# STATED TASK
Transcribe every line of the listing below without any deviation.

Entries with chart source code

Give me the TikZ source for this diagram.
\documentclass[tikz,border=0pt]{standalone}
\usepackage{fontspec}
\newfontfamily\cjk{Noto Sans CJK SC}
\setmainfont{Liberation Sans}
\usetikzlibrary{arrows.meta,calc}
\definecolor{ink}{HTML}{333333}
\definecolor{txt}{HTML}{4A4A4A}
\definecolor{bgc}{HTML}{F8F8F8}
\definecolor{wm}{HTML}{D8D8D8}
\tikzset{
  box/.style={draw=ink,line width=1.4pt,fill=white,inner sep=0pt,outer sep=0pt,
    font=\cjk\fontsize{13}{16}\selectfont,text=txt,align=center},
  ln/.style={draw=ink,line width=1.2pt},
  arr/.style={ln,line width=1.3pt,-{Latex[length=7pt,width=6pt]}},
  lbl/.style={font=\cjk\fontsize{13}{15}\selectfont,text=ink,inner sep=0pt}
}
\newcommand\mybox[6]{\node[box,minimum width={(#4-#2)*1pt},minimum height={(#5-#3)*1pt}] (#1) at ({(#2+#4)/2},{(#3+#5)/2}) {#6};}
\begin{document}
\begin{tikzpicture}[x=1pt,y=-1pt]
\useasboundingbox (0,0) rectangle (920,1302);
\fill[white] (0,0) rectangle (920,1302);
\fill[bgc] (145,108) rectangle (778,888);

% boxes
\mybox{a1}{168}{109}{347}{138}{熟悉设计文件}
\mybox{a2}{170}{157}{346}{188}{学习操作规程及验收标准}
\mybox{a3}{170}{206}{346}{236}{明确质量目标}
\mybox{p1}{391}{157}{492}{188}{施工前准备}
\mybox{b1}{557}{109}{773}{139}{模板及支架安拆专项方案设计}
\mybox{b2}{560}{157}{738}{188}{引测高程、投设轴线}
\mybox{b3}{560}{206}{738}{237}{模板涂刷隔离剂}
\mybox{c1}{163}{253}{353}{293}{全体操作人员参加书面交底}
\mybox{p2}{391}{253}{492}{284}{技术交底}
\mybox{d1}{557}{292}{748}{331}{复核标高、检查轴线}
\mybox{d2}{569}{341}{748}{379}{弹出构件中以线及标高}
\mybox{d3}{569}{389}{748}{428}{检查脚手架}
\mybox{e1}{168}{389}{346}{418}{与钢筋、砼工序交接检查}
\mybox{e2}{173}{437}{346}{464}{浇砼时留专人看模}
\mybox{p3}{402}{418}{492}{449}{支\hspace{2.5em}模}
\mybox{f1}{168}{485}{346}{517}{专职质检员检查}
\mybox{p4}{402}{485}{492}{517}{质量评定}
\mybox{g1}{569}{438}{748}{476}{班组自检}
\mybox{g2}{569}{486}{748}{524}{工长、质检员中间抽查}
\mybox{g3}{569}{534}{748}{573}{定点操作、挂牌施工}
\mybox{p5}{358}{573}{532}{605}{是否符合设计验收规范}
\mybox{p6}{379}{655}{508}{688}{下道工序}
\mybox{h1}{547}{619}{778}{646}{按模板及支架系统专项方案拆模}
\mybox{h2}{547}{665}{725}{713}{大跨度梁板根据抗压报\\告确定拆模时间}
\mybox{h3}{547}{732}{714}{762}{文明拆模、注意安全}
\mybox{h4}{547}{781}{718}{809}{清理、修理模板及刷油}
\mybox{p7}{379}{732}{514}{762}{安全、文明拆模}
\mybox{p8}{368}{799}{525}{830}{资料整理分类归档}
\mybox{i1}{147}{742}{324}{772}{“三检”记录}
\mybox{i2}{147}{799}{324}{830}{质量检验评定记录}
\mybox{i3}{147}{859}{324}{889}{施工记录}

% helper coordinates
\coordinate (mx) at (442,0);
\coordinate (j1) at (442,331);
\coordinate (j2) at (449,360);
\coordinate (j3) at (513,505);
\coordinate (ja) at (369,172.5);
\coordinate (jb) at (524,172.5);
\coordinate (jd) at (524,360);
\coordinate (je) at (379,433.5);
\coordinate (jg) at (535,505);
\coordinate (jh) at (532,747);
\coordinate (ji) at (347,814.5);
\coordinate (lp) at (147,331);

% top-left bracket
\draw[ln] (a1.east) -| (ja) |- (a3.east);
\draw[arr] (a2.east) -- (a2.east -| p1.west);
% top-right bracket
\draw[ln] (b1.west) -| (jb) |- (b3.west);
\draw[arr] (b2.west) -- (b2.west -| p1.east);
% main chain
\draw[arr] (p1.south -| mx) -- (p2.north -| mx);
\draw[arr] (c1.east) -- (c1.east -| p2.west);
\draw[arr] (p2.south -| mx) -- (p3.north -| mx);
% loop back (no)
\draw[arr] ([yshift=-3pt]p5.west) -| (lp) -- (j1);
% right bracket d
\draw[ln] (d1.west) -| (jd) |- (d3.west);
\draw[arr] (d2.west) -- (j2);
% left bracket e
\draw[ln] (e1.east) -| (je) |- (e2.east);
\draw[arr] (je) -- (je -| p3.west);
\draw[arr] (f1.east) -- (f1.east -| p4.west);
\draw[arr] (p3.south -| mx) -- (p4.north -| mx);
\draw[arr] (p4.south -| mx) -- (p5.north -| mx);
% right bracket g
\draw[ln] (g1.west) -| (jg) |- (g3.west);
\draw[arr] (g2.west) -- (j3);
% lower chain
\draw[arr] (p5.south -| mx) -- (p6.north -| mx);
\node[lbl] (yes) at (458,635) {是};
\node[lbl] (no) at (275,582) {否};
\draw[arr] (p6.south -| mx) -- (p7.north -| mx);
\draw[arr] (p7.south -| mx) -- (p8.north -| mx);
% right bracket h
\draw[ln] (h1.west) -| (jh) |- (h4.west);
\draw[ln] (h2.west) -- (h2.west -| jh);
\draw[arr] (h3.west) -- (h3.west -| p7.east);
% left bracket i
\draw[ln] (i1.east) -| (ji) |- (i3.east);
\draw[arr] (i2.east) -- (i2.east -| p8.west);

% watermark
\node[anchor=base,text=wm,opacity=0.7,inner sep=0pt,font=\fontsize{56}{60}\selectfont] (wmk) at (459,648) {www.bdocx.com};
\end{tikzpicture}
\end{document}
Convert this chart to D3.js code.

# WRITTEN RESPONSE
Give me the TikZ source for this diagram.
\documentclass[tikz,border=0pt]{standalone}
\usepackage{fontspec}
\newfontfamily\cjk{Noto Sans CJK SC}
\setmainfont{Liberation Sans}
\usetikzlibrary{arrows.meta,calc}
\definecolor{ink}{HTML}{333333}
\definecolor{txt}{HTML}{4A4A4A}
\definecolor{bgc}{HTML}{F8F8F8}
\definecolor{wm}{HTML}{D8D8D8}
\tikzset{
  box/.style={draw=ink,line width=1.4pt,fill=white,inner sep=0pt,outer sep=0pt,
    font=\cjk\fontsize{13}{16}\selectfont,text=txt,align=center},
  ln/.style={draw=ink,line width=1.2pt},
  arr/.style={ln,line width=1.3pt,-{Latex[length=7pt,width=6pt]}},
  lbl/.style={font=\cjk\fontsize{13}{15}\selectfont,text=ink,inner sep=0pt}
}
\newcommand\mybox[6]{\node[box,minimum width={(#4-#2)*1pt},minimum height={(#5-#3)*1pt}] (#1) at ({(#2+#4)/2},{(#3+#5)/2}) {#6};}
\begin{document}
\begin{tikzpicture}[x=1pt,y=-1pt]
\useasboundingbox (0,0) rectangle (920,1302);
\fill[white] (0,0) rectangle (920,1302);
\fill[bgc] (145,108) rectangle (778,888);

% boxes
\mybox{a1}{168}{109}{347}{138}{熟悉设计文件}
\mybox{a2}{170}{157}{346}{188}{学习操作规程及验收标准}
\mybox{a3}{170}{206}{346}{236}{明确质量目标}
\mybox{p1}{391}{157}{492}{188}{施工前准备}
\mybox{b1}{557}{109}{773}{139}{模板及支架安拆专项方案设计}
\mybox{b2}{560}{157}{738}{188}{引测高程、投设轴线}
\mybox{b3}{560}{206}{738}{237}{模板涂刷隔离剂}
\mybox{c1}{163}{253}{353}{293}{全体操作人员参加书面交底}
\mybox{p2}{391}{253}{492}{284}{技术交底}
\mybox{d1}{557}{292}{748}{331}{复核标高、检查轴线}
\mybox{d2}{569}{341}{748}{379}{弹出构件中以线及标高}
\mybox{d3}{569}{389}{748}{428}{检查脚手架}
\mybox{e1}{168}{389}{346}{418}{与钢筋、砼工序交接检查}
\mybox{e2}{173}{437}{346}{464}{浇砼时留专人看模}
\mybox{p3}{402}{418}{492}{449}{支\hspace{2.5em}模}
\mybox{f1}{168}{485}{346}{517}{专职质检员检查}
\mybox{p4}{402}{485}{492}{517}{质量评定}
\mybox{g1}{569}{438}{748}{476}{班组自检}
\mybox{g2}{569}{486}{748}{524}{工长、质检员中间抽查}
\mybox{g3}{569}{534}{748}{573}{定点操作、挂牌施工}
\mybox{p5}{358}{573}{532}{605}{是否符合设计验收规范}
\mybox{p6}{379}{655}{508}{688}{下道工序}
\mybox{h1}{547}{619}{778}{646}{按模板及支架系统专项方案拆模}
\mybox{h2}{547}{665}{725}{713}{大跨度梁板根据抗压报\\告确定拆模时间}
\mybox{h3}{547}{732}{714}{762}{文明拆模、注意安全}
\mybox{h4}{547}{781}{718}{809}{清理、修理模板及刷油}
\mybox{p7}{379}{732}{514}{762}{安全、文明拆模}
\mybox{p8}{368}{799}{525}{830}{资料整理分类归档}
\mybox{i1}{147}{742}{324}{772}{“三检”记录}
\mybox{i2}{147}{799}{324}{830}{质量检验评定记录}
\mybox{i3}{147}{859}{324}{889}{施工记录}

% helper coordinates
\coordinate (mx) at (442,0);
\coordinate (j1) at (442,331);
\coordinate (j2) at (449,360);
\coordinate (j3) at (513,505);
\coordinate (ja) at (369,172.5);
\coordinate (jb) at (524,172.5);
\coordinate (jd) at (524,360);
\coordinate (je) at (379,433.5);
\coordinate (jg) at (535,505);
\coordinate (jh) at (532,747);
\coordinate (ji) at (347,814.5);
\coordinate (lp) at (147,331);

% top-left bracket
\draw[ln] (a1.east) -| (ja) |- (a3.east);
\draw[arr] (a2.east) -- (a2.east -| p1.west);
% top-right bracket
\draw[ln] (b1.west) -| (jb) |- (b3.west);
\draw[arr] (b2.west) -- (b2.west -| p1.east);
% main chain
\draw[arr] (p1.south -| mx) -- (p2.north -| mx);
\draw[arr] (c1.east) -- (c1.east -| p2.west);
\draw[arr] (p2.south -| mx) -- (p3.north -| mx);
% loop back (no)
\draw[arr] ([yshift=-3pt]p5.west) -| (lp) -- (j1);
% right bracket d
\draw[ln] (d1.west) -| (jd) |- (d3.west);
\draw[arr] (d2.west) -- (j2);
% left bracket e
\draw[ln] (e1.east) -| (je) |- (e2.east);
\draw[arr] (je) -- (je -| p3.west);
\draw[arr] (f1.east) -- (f1.east -| p4.west);
\draw[arr] (p3.south -| mx) -- (p4.north -| mx);
\draw[arr] (p4.south -| mx) -- (p5.north -| mx);
% right bracket g
\draw[ln] (g1.west) -| (jg) |- (g3.west);
\draw[arr] (g2.west) -- (j3);
% lower chain
\draw[arr] (p5.south -| mx) -- (p6.north -| mx);
\node[lbl] (yes) at (458,635) {是};
\node[lbl] (no) at (275,582) {否};
\draw[arr] (p6.south -| mx) -- (p7.north -| mx);
\draw[arr] (p7.south -| mx) -- (p8.north -| mx);
% right bracket h
\draw[ln] (h1.west) -| (jh) |- (h4.west);
\draw[ln] (h2.west) -- (h2.west -| jh);
\draw[arr] (h3.west) -- (h3.west -| p7.east);
% left bracket i
\draw[ln] (i1.east) -| (ji) |- (i3.east);
\draw[arr] (i2.east) -- (i2.east -| p8.west);

% watermark
\node[anchor=base,text=wm,opacity=0.7,inner sep=0pt,font=\fontsize{56}{60}\selectfont] (wmk) at (459,648) {www.bdocx.com};
\end{tikzpicture}
\end{document}
Convert this chart to D3.js code.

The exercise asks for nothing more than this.